Talvez quem está lendo diga: “Mas e se fosse um policial morto?”. Um discurso que se repete como se os moradores de favela gostassem de viver no crime, na desordem, no ilícito. Esquecem de que a favela foi a solução encontrada por trabalhadores que não tinham onde morar e que, ainda hoje, lutam para garantir um teto para suas famílias. As favelas se constituíram a partir das iniciativas e da competência de seus moradores que lutaram, reivindicando o direito de permanecerem onde estão, hoje, com um pouco mais de infraestrutura. Nessa dinâmica reincidente de violação de direitos e barbárie, o mais dramático é que quem mora nessas áreas não tem o direito de viver seu luto.

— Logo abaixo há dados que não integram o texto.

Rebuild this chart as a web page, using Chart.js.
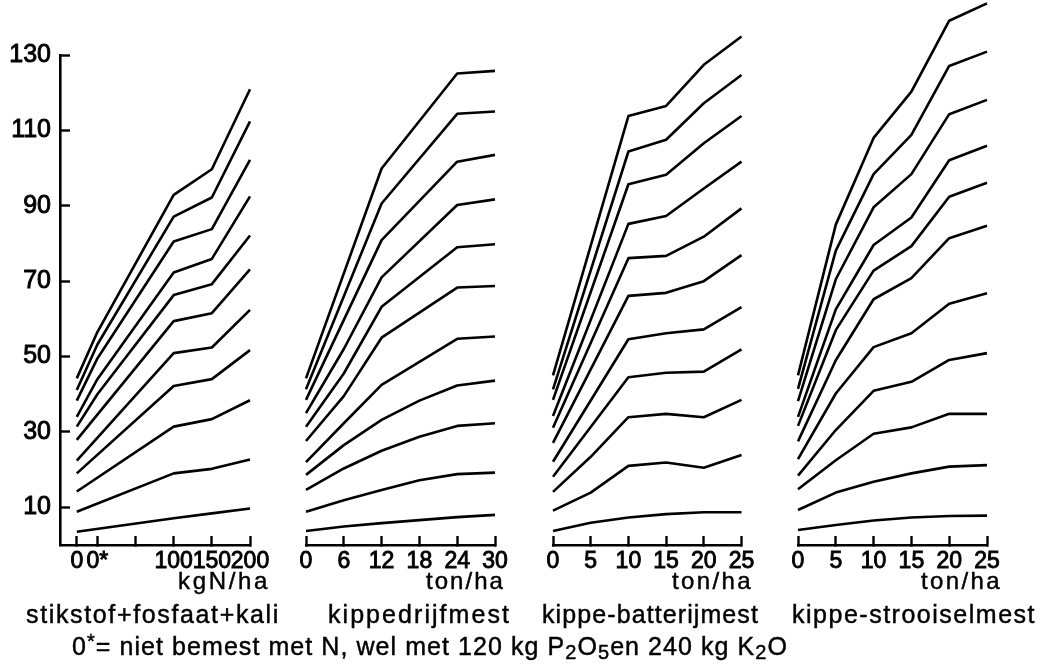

Dias depois do assassinato no Santa Marta, as forças de segurança fazem uma operação nos complexos da Penha, Maré e Alemão. É a Intervenção Federal justificando sua presença. E, mais uma vez, contamos os corpos. No Alemão, o saldo conhecido até agora é de 17 pessoas mortas. Mas segundo o relato de moradores, há corpos ainda não recolhidos na mata. Um vídeo que circula nas redes sociais mostra um grupo de moradores, como que em procissão, à procura de parentes ou conhecidos que poderiam estar mortos ali. Tensão, desespero e impotência.

A dor de todos os que morrem ou que perdem alguém nessa barbárie tem que ser de todos nós. A sociedade precisa defender urgentemente o direito à vida, em particular, nas favelas. Defender o direito ao luto. Afinal, se não pudermos chorar a dor pela morte de alguém querido, quando nos será permitido ter voz?